OmniPlay: Benchmarking Omni-Modal Models on Omni-Modal Game Playing
This addresses the evaluation gap for omni-modal AI models in interactive settings, which is crucial for advancing toward robust AGI, though it is incremental as it builds on existing benchmark methodologies.
The researchers tackled the problem of evaluating omni-modal models in dynamic, interactive environments by introducing OmniPlay, a diagnostic benchmark with five game environments that test cross-modal reasoning. Their evaluation of six leading models revealed a critical dichotomy: superhuman performance on memory tasks but systemic failures in reasoning and planning, with performance degrading under modality conflict.

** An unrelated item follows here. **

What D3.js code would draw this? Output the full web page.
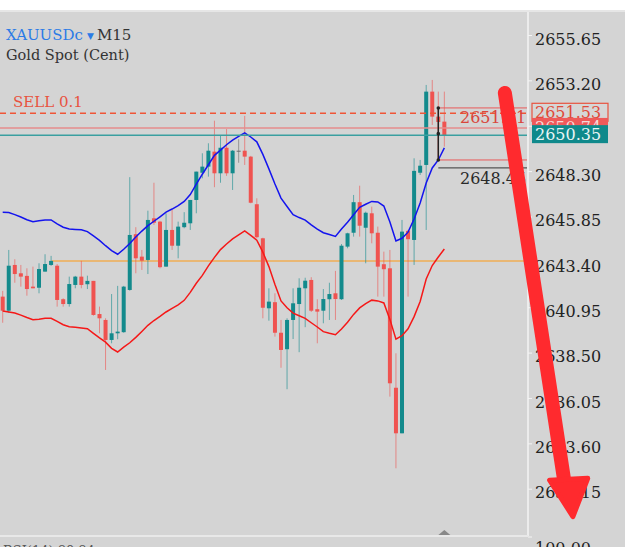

While generalist foundation models like Gemini and GPT-4o demonstrate impressive multi-modal competence, existing evaluations fail to test their intelligence in dynamic, interactive worlds. Static benchmarks lack agency, while interactive benchmarks suffer from a severe modal bottleneck, typically ignoring crucial auditory and temporal cues. To bridge this evaluation chasm, we introduce OmniPlay, a diagnostic benchmark designed not just to evaluate, but to probe the fusion and reasoning capabilities of agentic models across the full sensory spectrum. Built on a core philosophy of modality interdependence, OmniPlay comprises a suite of five game environments that systematically create scenarios of both synergy and conflict, forcing agents to perform genuine cross-modal reasoning. Our comprehensive evaluation of six leading omni-modal models reveals a critical dichotomy: they exhibit superhuman performance on high-fidelity memory tasks but suffer from systemic failures in challenges requiring robust reasoning and strategic planning. We demonstrate that this fragility stems from brittle fusion mechanisms, which lead to catastrophic performance degradation under modality conflict and uncover a counter-intuitive "less is more" paradox, where removing sensory information can paradoxically improve performance. Our findings suggest that the path toward robust AGI requires a research focus beyond scaling to explicitly address synergistic fusion. Our platform is available for anonymous review at https://github.com/fuqingbie/omni-game-benchmark.